Risk Management

BP Escapes Larger Damages With $18B Settlement

The settlement of Deepwater Horizon claims includes a record $5.5 billion in Clean Water Act penalties — about half of what BP might have faced.
Matthew HellerJuly 7, 2015

With its historic $18.7 billion settlement of all federal and state claims arising out of the 2010 Deepwater Horizon oil spill, BP avoided what could have been significantly larger penalties.

A federal judge’s recent rulings putting a potential $13.7 billion price tag on federal Clean Water Act violations helped motivate BP to negotiate a settlement, rather than to continue to fight the claims in court, Bloomberg reports.

Under the terms of the proposed settlement, a record $5.5 billion will cover the Clean Water Act penalties. Louisiana, Mississippi, Alabama, Florida, and Texas will also receive payouts for damage from the disaster, with all payments to be spaced out over as long as 18 years.

“BP was staring down a gun barrel and had to find some way to settle this,” David Berg, a Houston trial lawyer, told Bloomberg.
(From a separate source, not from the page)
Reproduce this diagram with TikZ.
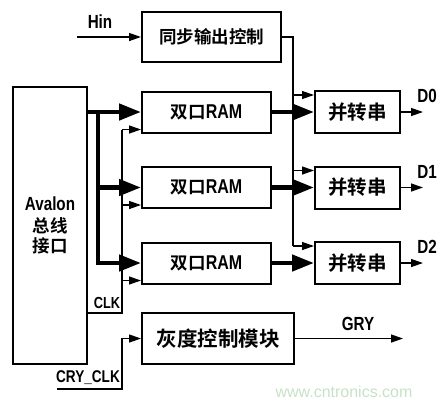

Wall Street analysts said the settlement would be a manageable burden for a company that earned a profit of $2.6 billion in the first quarter despite low oil and gas prices.

“Every aspect of this deal is better than what both we and the market were expecting,” Stephen Simko, Morningstar’s director for energy research, told The New York Times.

Fadel Gheit, a senior analyst at Oppenheimer & Company, compared the settlement to a 30-year mortgage and estimated that it was half of what the company could have faced.

“BP is now in the best shape since [the disaster] in terms of looking into the future,” Gheit said. “The only risk going forward for BP is oil prices, and that is the same for Exxon Mobil or Chevron or any other company.”

Payments to the states and federal government will not begin for another year, giving BP relief at a time when revenue is dropping because of the 40% drop in oil prices over the last year. Much of the payment will be tax-deductible.

The settlement, which is subject to approval by a federal court, does not end BP’s legal struggles entirely. It still faces numerous lawsuits from shareholders and businesses, as well as Gulf residents who opted out of a class-action settlement reached in 2012.